Isabelle sat quietly at her dining room table, the egg and lettuce sandwiches she had made herself for lunch were drying out on the plate in front of her. instead of eating them when they were fresh, she managed to totally absorb herself in her latest psycho-thriller fiction in her favourite magazine. Each page engrossed her more than the last, pulling her deeper into a life of murderous insanity and betrayal. Somehow it never seemed to be enough, just as she felt that she was becoming one with the story, it would end, leaving her to re-enter her own, dull, mundane existence. Her life, it seemed, never quite held the same excitement for her, leaving her little else to do than sit and watch or read about everybody else's.
Her husband, bertie, had sadly passed away several years ago, resigning Isabelle to continue her lofe's journey alone. It had been a struggle for her, no children, very few friends and even the church group she attended could only suffer so much of her idle gossip and forced involvement in their affairs. She hadn't meant to display such a desperate, meddlesome image, it just flowed naturally from her, and she simply couldn't help herself. Without Bertie, nothing could fill her grieving heart, as a consoloation, she would inject herself into other people's lives.
"Izaak, don't be run from me. You must take medicine."
Isabelle laid her magazine on the table and turned in the direction of the voice.
"Izaak, you must do what I, Doctor says."
Without a second thought of her dried out sandwiches, Isabelle rose from her chair and started out toward the window in her kitchen.

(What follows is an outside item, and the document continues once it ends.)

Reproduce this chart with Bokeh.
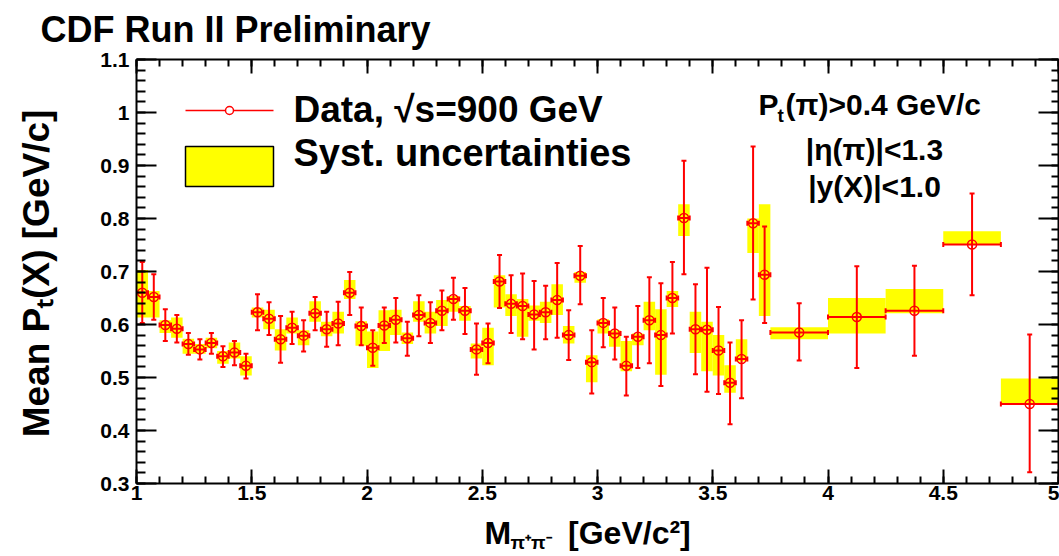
import numpy as np
from bokeh.plotting import figure
from bokeh.models import Range1d, FixedTicker, CustomJSTickFormatter, LinearAxis, Label, ColumnDataSource
from bokeh.embed import file_html
from bokeh.resources import INLINE

# ---------------- data ----------------
bin_edges = [1.00, 1.05, 1.10, 1.15, 1.20, 1.25, 1.30, 1.35, 1.40, 1.45, 1.50,
             1.55, 1.60, 1.65, 1.70, 1.75, 1.80, 1.85, 1.90, 1.95, 2.00,
             2.05, 2.10, 2.15, 2.20, 2.25, 2.30, 2.35, 2.40, 2.45, 2.50,
             2.55, 2.60, 2.65, 2.70, 2.75, 2.80, 2.85, 2.90, 2.95, 3.00,
             3.05, 3.10, 3.15, 3.20, 3.25, 3.30, 3.35, 3.40, 3.45, 3.50,
             3.55, 3.60, 3.65, 3.70, 3.75, 4.00, 4.25, 4.50, 4.75, 5.00]

mean_pt = [0.660, 0.652, 0.599, 0.592, 0.563, 0.553, 0.565, 0.540, 0.547, 0.522,
           0.623, 0.611, 0.572, 0.594, 0.579, 0.621, 0.591, 0.602, 0.660, 0.597,
           0.556, 0.598, 0.609, 0.574, 0.618, 0.603, 0.626, 0.648, 0.626, 0.553,
           0.565, 0.681, 0.639, 0.635, 0.619, 0.623, 0.646, 0.580, 0.692, 0.529,
           0.603, 0.583, 0.522, 0.577, 0.608, 0.580, 0.650, 0.801, 0.591, 0.590,
           0.551, 0.490, 0.535, 0.791, 0.694, 0.585, 0.614, 0.626, 0.751, 0.450]

stat_low = [0.603, 0.609, 0.569, 0.566, 0.543, 0.534, 0.545, 0.520, 0.523, 0.498,
            0.589, 0.580, 0.528, 0.563, 0.549, 0.589, 0.558, 0.561, 0.618, 0.561,
            0.522, 0.565, 0.566, 0.541, 0.578, 0.565, 0.589, 0.609, 0.582, 0.505,
            0.527, 0.631, 0.584, 0.572, 0.553, 0.572, 0.575, 0.533, 0.638, 0.470,
            0.557, 0.534, 0.466, 0.518, 0.527, 0.484, 0.583, 0.695, 0.506, 0.473,
            0.469, 0.412, 0.461, 0.647, 0.603, 0.532, 0.518, 0.541, 0.655, 0.321]

stat_high = [0.718, 0.695, 0.629, 0.618, 0.584, 0.572, 0.584, 0.559, 0.569, 0.545,
             0.657, 0.642, 0.616, 0.624, 0.608, 0.652, 0.624, 0.643, 0.699, 0.632,
             0.589, 0.632, 0.650, 0.605, 0.655, 0.642, 0.664, 0.688, 0.669, 0.602,
             0.602, 0.731, 0.693, 0.696, 0.682, 0.673, 0.716, 0.627, 0.748, 0.589,
             0.650, 0.632, 0.577, 0.635, 0.689, 0.678, 0.718, 0.909, 0.676, 0.707,
             0.633, 0.566, 0.608, 0.936, 0.785, 0.640, 0.710, 0.711, 0.847, 0.581]

syst_low = [0.613, 0.613, 0.584, 0.575, 0.545, 0.545, 0.555, 0.526, 0.536, 0.504,
            0.613, 0.591, 0.551, 0.583, 0.561, 0.605, 0.578, 0.583, 0.648, 0.560,
            0.518, 0.550, 0.580, 0.563, 0.605, 0.583, 0.597, 0.624, 0.607, 0.536,
            0.523, 0.632, 0.616, 0.577, 0.607, 0.603, 0.618, 0.564, 0.679, 0.491,
            0.583, 0.558, 0.512, 0.561, 0.589, 0.505, 0.633, 0.767, 0.546, 0.512,
            0.504, 0.471, 0.530, 0.735, 0.616, 0.572, 0.583, 0.621, 0.752, 0.451]

syst_high = [0.703, 0.663, 0.608, 0.613, 0.573, 0.563, 0.575, 0.550, 0.566, 0.540,
             0.632, 0.628, 0.591, 0.613, 0.589, 0.644, 0.605, 0.624, 0.684, 0.606,
             0.587, 0.627, 0.628, 0.585, 0.644, 0.624, 0.646, 0.654, 0.635, 0.564,
             0.594, 0.693, 0.657, 0.648, 0.636, 0.643, 0.676, 0.597, 0.699, 0.542,
             0.610, 0.589, 0.569, 0.583, 0.643, 0.629, 0.663, 0.827, 0.624, 0.605,
             0.580, 0.523, 0.572, 0.800, 0.827, 0.595, 0.650, 0.667, 0.776, 0.498]

x_ticks = [1.0, 1.5, 2.0, 2.5, 3.0, 3.5, 4.0, 4.5, 5.0]
x_tick_labels = ["1", "1.5", "2", "2.5", "3", "3.5", "4", "4.5", "5"]
y_ticks = [0.3, 0.4, 0.5, 0.6, 0.7, 0.8, 0.9, 1.0, 1.1]
y_tick_labels = ["0.3", "0.4", "0.5", "0.6", "0.7", "0.8", "0.9", "1", "1.1"]

# ---------------- layout ----------------
W, H = 1059, 556
FL, FR, FT, FB = 136, 1058, 59, 483   # frame edges in canvas pixels
XMIN, XMAX, YMIN, YMAX = 1.0, 5.0, 0.3, 1.1
RED = "#ff0000"
YEL = "#ffff00"
FONT = "Liberation Sans"
BASE_SHIFT = 0.36   # label anchor is the text middle: baseline lies this many em below


def dx(px):
    return XMIN + (px - FL) * (XMAX - XMIN) / (FR - FL)


def dy(py):
    return YMIN + (FB - py) * (YMAX - YMIN) / (FB - FT)


p = figure(width=W, height=H, x_range=Range1d(XMIN, XMAX), y_range=Range1d(YMIN, YMAX),
           output_backend="svg", toolbar_location=None,
           min_border_left=FL, min_border_right=W - FR, min_border_top=FT, min_border_bottom=H - FB)
p.grid.visible = False
p.outline_line_color = None
p.background_fill_color = "white"
p.border_fill_color = "white"

x_minor = [round(v, 2) for v in np.arange(1.0, 5.0001, 0.1)]
y_minor = [round(v, 2) for v in np.arange(0.3, 1.1001, 0.02)]


def fmt(ticks, labels):
    return CustomJSTickFormatter(args=dict(t=ticks, l=labels), code="""
        for (let i = 0; i < t.length; i++) { if (Math.abs(t[i] - tick) < 1e-9) return l[i]; }
        return '';""")


def style(ax, ticks, minors, labels, maj, mnr, show):
    ax.ticker = FixedTicker(ticks=ticks, minor_ticks=minors)
    ax.axis_line_color = "black"
    ax.axis_line_width = 2
    ax.major_tick_in = maj
    ax.major_tick_out = 0
    ax.minor_tick_in = mnr
    ax.minor_tick_out = 0
    ax.major_tick_line_width = 2
    ax.minor_tick_line_width = 2
    ax.major_tick_line_color = "black"
    ax.minor_tick_line_color = "black"
    if show:
        ax.formatter = fmt(ticks, labels)
        ax.major_label_text_font = FONT
        ax.major_label_text_font_style = "bold"
        ax.major_label_text_font_size = "21px"
        ax.major_label_text_color = "black"
    else:
        ax.formatter = fmt(ticks, ["" for _ in labels])
        ax.major_label_text_font_size = "0px"
        ax.major_label_standoff = 0


style(p.xaxis[0], x_ticks, x_minor, x_tick_labels, 14, 7, True)
p.xaxis[0].major_label_standoff = 2
style(p.yaxis[0], y_ticks, y_minor, y_tick_labels, 20, 9, True)
p.yaxis[0].major_label_standoff = 7

ax_top = LinearAxis()
style(ax_top, x_ticks, x_minor, x_tick_labels, 14, 7, False)
p.add_layout(ax_top, "above")
ax_right = LinearAxis()
style(ax_right, y_ticks, y_minor, y_tick_labels, 20, 7, False)
p.add_layout(ax_right, "right")

# ---------------- data glyphs ----------------
lo = bin_edges[:-1]
hi = bin_edges[1:]
xc = [(a + b) / 2 for a, b in zip(lo, hi)]
src = ColumnDataSource(dict(lo=lo, hi=hi, x=xc, y=mean_pt, slo=stat_low, shi=stat_high,
                            ylo=syst_low, yhi=syst_high))

p.quad(left="lo", right="hi", bottom="ylo", top="yhi", source=src,
       fill_color=YEL, line_color=None)
p.segment(x0="x", y0="slo", x1="x", y1="shi", source=src, line_color=RED, line_width=2)
p.segment(x0="lo", y0="y", x1="hi", y1="y", source=src, line_color=RED, line_width=2)
p.scatter(x="x", y="slo", source=src, marker="dash", size=5, line_color=RED, line_width=2)
p.scatter(x="x", y="shi", source=src, marker="dash", size=5, line_color=RED, line_width=2)
p.scatter(x="lo", y="y", source=src, marker="dash", angle=np.pi / 2, size=5, line_color=RED, line_width=2)
p.scatter(x="hi", y="y", source=src, marker="dash", angle=np.pi / 2, size=5, line_color=RED, line_width=2)
p.scatter(x="x", y="y", source=src, marker="circle", size=9, fill_color=None,
          line_color=RED, line_width=1.5)

# ---------------- legend (drawn by hand, ROOT style) ----------------
p.segment(x0=[dx(185)], y0=[dy(110)], x1=[dx(273)], y1=[dy(110)], line_color=RED, line_width=1.5)
p.scatter(x=[dx(229)], y=[dy(110)], marker="circle", size=8, fill_color="white",
          line_color=RED, line_width=1.5)
p.quad(left=[dx(185)], right=[dx(273)], bottom=[dy(186)], top=[dy(146)],
       fill_color=YEL, line_color="black", line_width=1.5)


def lab(text, px, py, size, align="left", rotated=False, side=None):
    # (px, py): baseline start (or baseline centre) in canvas pixels
    if rotated:
        ax_, ay_ = px - BASE_SHIFT * size, py
    else:
        ax_, ay_ = px, py - BASE_SHIFT * size
    lbl = Label(x=dx(ax_), y=dy(ay_), text=text, text_font=FONT, text_font_style="bold",
                text_font_size=f"{size}px", text_color="black", text_align=align,
                text_baseline="alphabetic", angle=(np.pi / 2 if rotated else 0.0))
    if side is None:
        p.add_layout(lbl)
    else:
        p.add_layout(lbl, side)


lab("Data, \u221as=900 GeV", 293, 122, 37)
lab("Syst. uncertainties", 293, 166, 38)

# cuts annotation
lab("P", 758, 115, 30)
lab("t", 777, 122, 19)
lab("(\u03c0)>0.4 GeV/c", 785, 115, 30)
lab("|\u03b7(\u03c0)|<1.3", 874, 160, 30, align="center")
lab("|y(X)|<1.0", 874, 197, 30, align="center")

# title (outside the frame -> side panel, so it is not clipped)
lab("CDF Run II Preliminary", 40, 42, 36, side="above")

# x-axis title
lab("M\u2002\u2002\u2002\u00a0[GeV/c\u00b2]", 484, 544, 32, side="below")
lab("\u03c0\u207a\u03c0\u207b", 510, 549, 19, side="left")

# y-axis title (rotated)
lab("Mean P\u209c(X) [GeV/c]", 49, 273, 37, align="center", rotated=True, side="left")

open("out.html", "w").write(file_html(p, INLINE))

There, in broad daylight, she could see her neighbours running around their backyard like a couple of children playing chasey.

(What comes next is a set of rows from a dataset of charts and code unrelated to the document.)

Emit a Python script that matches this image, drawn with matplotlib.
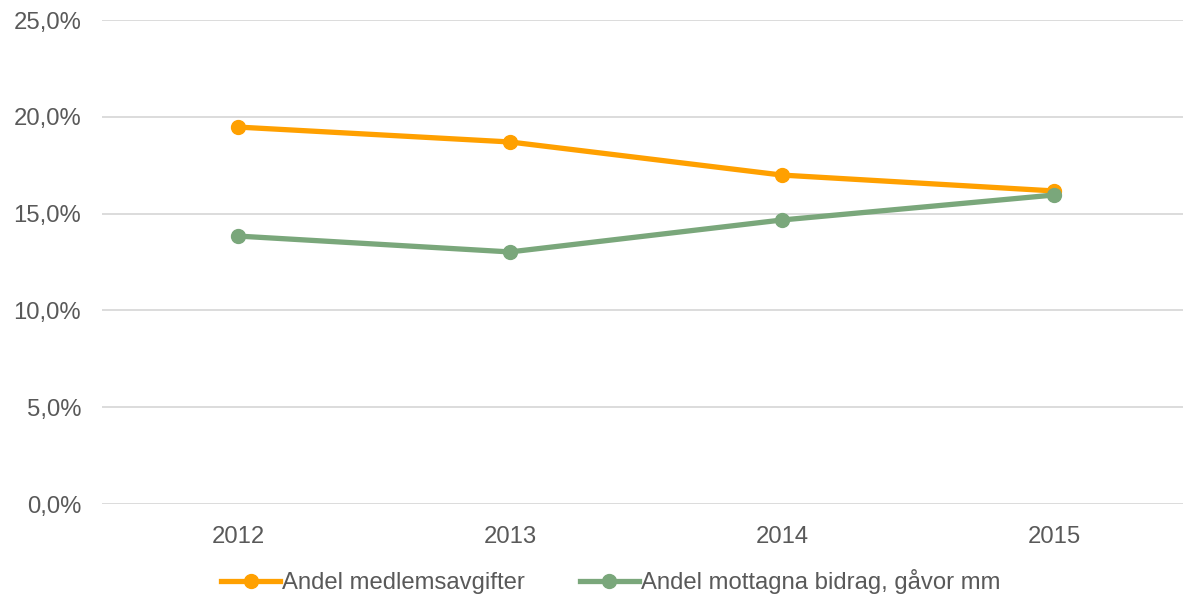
import matplotlib
matplotlib.use("Agg")
import matplotlib.pyplot as plt
from matplotlib.ticker import FuncFormatter

years = ["2012", "2013", "2014", "2015"]
medlemsavgifter = [19.47, 18.70, 16.99, 16.17]
bidrag = [13.84, 13.02, 14.67, 15.96]
series_names = ["Andel medlemsavgifter", "Andel mottagna bidrag, gåvor mm"]

plt.rcParams['font.family'] = ['Liberation Sans', 'DejaVu Sans']
W, H = 1183, 597
fig = plt.figure(figsize=(W/100, H/100), dpi=100)
ax = fig.add_axes([102/W, (H-504)/H, 1088/W, 484/H])

x = list(range(len(years)))
orange = "#FFA000"
green = "#7AA77B"
ax.plot(x, medlemsavgifter, color=orange, lw=3.8, marker='o', ms=10, label=series_names[0], zorder=3)
ax.plot(x, bidrag, color=green, lw=3.8, marker='o', ms=10, label=series_names[1], zorder=4)

FS = 17.2
ax.set_xlim(-0.5, 3.5)
ax.set_ylim(0, 25)
ax.set_yticks([0, 5, 10, 15, 20, 25])
ax.yaxis.set_major_formatter(FuncFormatter(lambda v, p: f"{v:.1f}%".replace(".", ",")))
ax.set_xticks(x)
ax.set_xticklabels(years)
ax.grid(axis='y', color="#D9D9D9", lw=1.3)
ax.set_axisbelow(True)
for s in ax.spines.values():
    s.set_visible(False)
ax.tick_params(axis='both', length=0, labelsize=FS, colors="#595959")
ax.tick_params(axis='y', pad=15)
ax.tick_params(axis='x', pad=16)

leg = fig.legend(loc='center', bbox_to_anchor=(611/W, 1-582/H), ncol=2, frameon=False,
                 fontsize=FS, handlelength=2.45, columnspacing=2.3, handletextpad=0.1)
for t in leg.get_texts():
    t.set_color("#595959")

fig.savefig("out.png", dpi=100)
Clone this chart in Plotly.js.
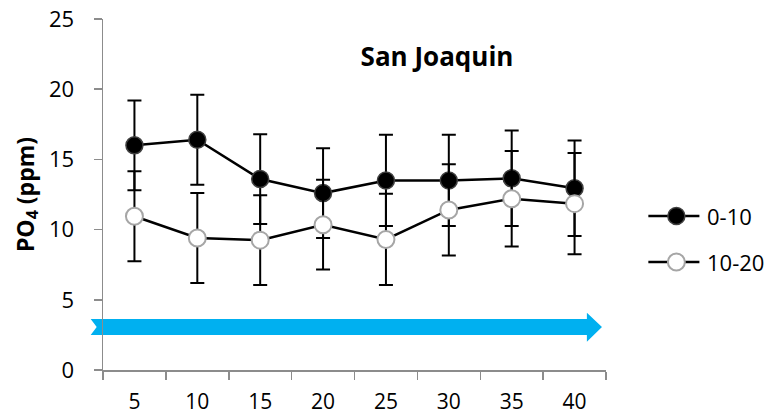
<!DOCTYPE html>
<html>
<head>
<meta charset="utf-8">
<script src="https://cdn.plot.ly/plotly-3.0.1.min.js"></script>
<style>html,body{margin:0;padding:0;background:#fff;}#chart{width:771px;height:416px;}</style>
</head>
<body>
<div id="chart"></div>
<script>
// Depth categories (x axis)
var depths = ['5', '10', '15', '20', '25', '30', '35', '40'];
// Series 0-10
var name1 = '0-10';
var vals1 = [16.0, 16.4, 13.6, 12.6, 13.5, 13.5, 13.65, 12.95];
var err1  = [3.2, 3.2, 3.2, 3.2, 3.25, 3.25, 3.4, 3.4];
// Series 10-20
var name2 = '10-20';
var vals2 = [10.95, 9.4, 9.25, 10.35, 9.3, 11.4, 12.2, 11.85];
var err2  = [3.2, 3.2, 3.2, 3.2, 3.25, 3.25, 3.4, 3.6];
// Axis ticks
var yTicks = [0, 5, 10, 15, 20, 25];

var FONT = 'Open Sans, Noto Sans, sans-serif';

var style1 = {fill: '#000000', border: '#404040', bw: 1.5};
var style2 = {fill: '#ffffff', border: '#a6a6a6', bw: 2};

var traces = [
  {
    x: depths, y: vals1, name: name1, type: 'scatter', mode: 'lines+markers',
    line: {color: '#000000', width: 2.5},
    marker: {size: 17, color: style1.fill, line: {color: style1.border, width: style1.bw}},
    error_y: {type: 'data', array: err1, visible: true, color: '#000000', thickness: 2, width: 7}
  },
  {
    x: depths, y: vals2, name: name2, type: 'scatter', mode: 'lines+markers',
    line: {color: '#000000', width: 2.5},
    marker: {size: 17, color: style2.fill, line: {color: style2.border, width: style2.bw}},
    error_y: {type: 'data', array: err2, visible: true, color: '#000000', thickness: 2, width: 7}
  }
];

// Manual legend (positions in paper units of the plot area)
var PW = 502.4, PH = 351;
function legendItem(name, st, yPaper) {
  var x0 = 1.0842, x1 = 1.1857, xc = 1.1399;
  var rx = 8.5 / PW, ry = 8.5 / PH;
  return {
    shapes: [
      {type: 'line', xref: 'paper', yref: 'paper', x0: x0, x1: x1, y0: yPaper, y1: yPaper,
       line: {color: '#000000', width: 2.5}},
      {type: 'circle', xref: 'paper', yref: 'paper', x0: xc - rx, x1: xc + rx, y0: yPaper - ry, y1: yPaper + ry,
       fillcolor: st.fill, line: {color: st.border, width: st.bw}}
    ],
    annotation: {xref: 'paper', yref: 'paper', x: 1.1975, y: yPaper, xanchor: 'left', yanchor: 'middle',
      text: name, showarrow: false, font: {family: FONT, size: 22, color: '#000000'}}
  };
}
var li1 = legendItem(name1, style1, 0.4387);
var li2 = legendItem(name2, style2, 0.3077);

var layout = {
  width: 771, height: 416,
  margin: {l: 103.3, r: 165.3, t: 19, b: 46},
  paper_bgcolor: '#ffffff', plot_bgcolor: '#ffffff',
  font: {family: FONT, size: 22, color: '#000000'},
  showlegend: false,
  title: {
    text: '<b>San Joaquin</b>',
    font: {family: FONT, size: 26, color: '#000000'},
    xref: 'paper', yref: 'paper', x: 0.664, y: 0.892,
    xanchor: 'center', yanchor: 'middle'
  },
  xaxis: {
    type: 'category',
    range: [-0.5, 7.5],
    tickson: 'boundaries',
    ticks: 'outside', ticklen: 8, tickwidth: 1.5, tickcolor: '#8c8c8c',
    showline: true, linecolor: '#8c8c8c', linewidth: 1.5,
    showgrid: false, zeroline: false,
    tickfont: {family: FONT, size: 21, color: '#000000'},
    ticklabelstandoff: 12,
    fixedrange: true
  },
  yaxis: {
    range: [0, 25],
    tickvals: yTicks,
    ticks: 'outside', ticklen: 8, tickwidth: 1.5, tickcolor: '#8c8c8c',
    showline: true, linecolor: '#8c8c8c', linewidth: 1.5,
    showgrid: false, zeroline: false,
    tickfont: {family: FONT, size: 22, color: '#000000'},
    ticklabelstandoff: 15,
    title: {text: '<b>PO<sub>4</sub> (ppm)</b>', font: {family: FONT, size: 23, color: '#000000'}, standoff: 8},
    fixedrange: true
  },
  annotations: [li1.annotation, li2.annotation],
  shapes: [
    {
      type: 'path', xref: 'paper', yref: 'y', layer: 'below',
      path: 'M -0.0245,3.63 L 0.962,3.63 L 0.962,4.08 L 0.992,3.06 L 0.962,2.02 L 0.962,2.49 L -0.0245,2.49 L -0.0125,3.06 Z',
      fillcolor: '#00b0f0', line: {width: 0}
    }
  ].concat(li1.shapes, li2.shapes)
};

Plotly.newPlot('chart', traces, layout, {displayModeBar: false, staticPlot: true});
</script>
</body>
</html>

"What on earth....?" she began, still gawking at the antics being displayed before her.
Izaak and Hanna Sobieski had been her neighbours for a little over twenty years now and had never, in that time, put on a performance such as this. For the most part they had been quiet, respectful neighbours. In fact, Isabelle had often thought them to be rather reclusive. They had immigrated from Krosno, Poland, back in the mid forties, not long after Krosno was liberated. They settled in beside her and Bertie and had been living an inconspicuous life ever since. She had never had a great deal to do with them, she often exchanged simpled greetings over their shared fence, but they hadn't associated much beyond that. Bertie often struck up the odd conversation with Izakk, but due to his thick Polish linguistics, was unable to carry it too far.
The language barrier hadn't stopped Izaak from continuing to bend Bertie's ear however, he loved a chat whether or not Bertie understood a word he was saying. He just kept right on babbling. Once he had mentioned something about his father working in a glass factory as a young man, before the onset of the first world war, the same one he went to work at himself in latter years, or at least that's what Bertie thought he was to tell him anyway! Apparently he had met Hanna while she was working in a linen-weaving factory, not long before the second world war erupted.

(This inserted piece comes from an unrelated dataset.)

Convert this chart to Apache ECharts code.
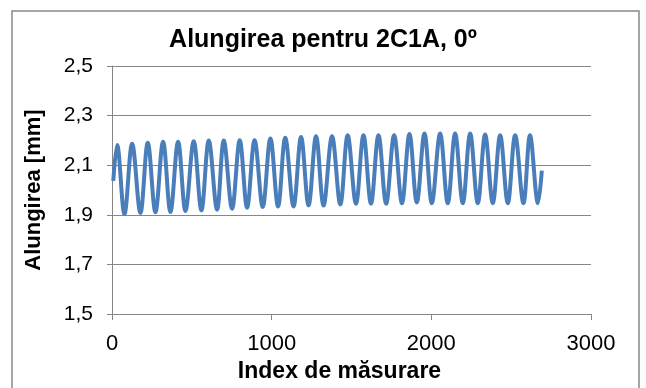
<!DOCTYPE html>
<html>
<head>
<meta charset="utf-8">
<script src="https://cdn.jsdelivr.net/npm/echarts@6/dist/echarts.min.js"></script>
<style>html,body{margin:0;padding:0;background:#fff;}#chart{width:646px;height:388px;}</style>
</head>
<body>
<div id="chart"></div>
<script>
// Measurement index (x) at each read extremum, in drawing order
const measurementIndex = [8, 32, 78, 126, 178, 224, 272, 320, 366, 414, 460, 512, 560, 606, 658, 700, 752, 800, 846, 893, 944, 992, 1040, 1085, 1137, 1184, 1231, 1278, 1325, 1378, 1430, 1476, 1528, 1575, 1622, 1669, 1717, 1767, 1816, 1863, 1909, 1957, 2003, 2055, 2103, 2149, 2197, 2243, 2291, 2337, 2385, 2431, 2479, 2525, 2577, 2618, 2668, 2692];
// Elongation [mm] at those indices
const elongation = [2.037, 2.182, 1.903, 2.187, 1.908, 2.191, 1.911, 2.195, 1.912, 2.195, 1.916, 2.197, 1.918, 2.200, 1.921, 2.200, 1.925, 2.201, 1.929, 2.201, 1.932, 2.208, 1.934, 2.211, 1.934, 2.214, 1.938, 2.217, 1.938, 2.217, 1.942, 2.221, 1.945, 2.221, 1.945, 2.221, 1.945, 2.221, 1.947, 2.226, 1.950, 2.228, 1.947, 2.228, 1.947, 2.228, 1.947, 2.228, 1.947, 2.224, 1.947, 2.221, 1.947, 2.221, 1.947, 2.221, 1.947, 2.078];
const yTickLabels = ['1,5', '1,7', '1,9', '2,1', '2,3', '2,5'];
const xTickLabels = ['0', '1000', '2000', '3000'];

const FONT = 'Liberation Sans, Arial, sans-serif';
const chart = echarts.init(document.getElementById('chart'), null, {renderer: 'canvas'});
const seriesData = measurementIndex.map((x, i) => [x, elongation[i]]);

chart.setOption({
  animation: false,
  backgroundColor: '#ffffff',
  graphic: [{
    type: 'rect',
    shape: {x: 12, y: 11, width: 627, height: 420},
    style: {fill: 'none', stroke: '#898989', lineWidth: 1.5},
    silent: true
  }],
  title: {
    text: 'Alungirea pentru 2C1A, 0º',
    left: 'center',
    top: 23,
    textStyle: {fontFamily: FONT, fontSize: 25, fontWeight: 'bold', color: '#000'}
  },
  grid: {left: 112, right: 55, top: 66, bottom: 69, containLabel: false},
  xAxis: {
    type: 'value',
    min: 0, max: 3000, interval: 1000,
    name: 'Index de măsurare',
    nameLocation: 'middle',
    nameGap: 44,
    nameTextStyle: {fontFamily: FONT, fontSize: 23, fontWeight: 'bold', color: '#000', padding: [0, 24, 0, 0]},
    axisLine: {show: true, lineStyle: {color: '#868686', width: 1}},
    axisTick: {show: true, inside: false, length: 6, lineStyle: {color: '#868686'}},
    axisLabel: {fontFamily: FONT, fontSize: 22, color: '#000', margin: 19,
      formatter: v => xTickLabels[Math.round(v / 1000)]},
    splitLine: {show: false}
  },
  yAxis: {
    type: 'value',
    min: 1.5, max: 2.5, interval: 0.2,
    name: 'Alungirea [mm]',
    nameLocation: 'middle',
    nameGap: 67,
    nameRotate: 90,
    nameTextStyle: {fontFamily: FONT, fontSize: 22, fontWeight: 'bold', color: '#000'},
    axisLine: {show: true, lineStyle: {color: '#868686', width: 1}},
    axisTick: {show: true, inside: false, length: 5, lineStyle: {color: '#868686'}},
    axisLabel: {fontFamily: FONT, fontSize: 21, color: '#000', margin: 19,
      formatter: v => yTickLabels[Math.round((v - 1.5) / 0.2)]},
    splitLine: {show: true, lineStyle: {color: '#868686', width: 1}}
  },
  series: [{
    type: 'line',
    data: seriesData,
    showSymbol: false,
    smooth: 0.36,
    lineStyle: {color: '#4A7EBB', width: 4},
    itemStyle: {color: '#4A7EBB'}
  }]
});
</script>
</body>
</html>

"You go, get away... I no take you devil potion, you try to kill me!"
Isabelle's mouth fell open, what was wrong with the man? Surely he must be joking, how could he think such a thing? She was now more certain than ever that the pair of them were mad as hatters.
"Izaak, don't be dumb, I try help you. Come take medicine."
He would have none of it, instead he weaved in and out of Hanna's vegie garden and around the dilapidated clothesline to escape her and the dreaded medicine she was trying to administer.
"I no let you kill me woman, you evil."
With that, Izaak managed to slip past Hanna and back into the house. Isabelle watched as Hanna lowered her head in defeat and hobbled in after him, still grasping the bottle of tablets in her gnarly, arthritic hands.
Bertie had told Isabelle once that Izaak had indicated, or so he thought he was trying to indicate, that Hanna was a witch and was trying to kill him.
"She be woman of the Devil, a Witch-Devil!" Izaak had blurted to him one afternoon. "She be kill me soon, you wait to see."
Never one to overreact, Bertie had simply assumed that like most married men, Izaak was complaining about his wife, just as other men complain about theirs. He found the wording a little strong, but he put it down to the language barrier. Perhaps Izaak didn't understand the words he was saying meant something different in Australia to what they may mean in Poland.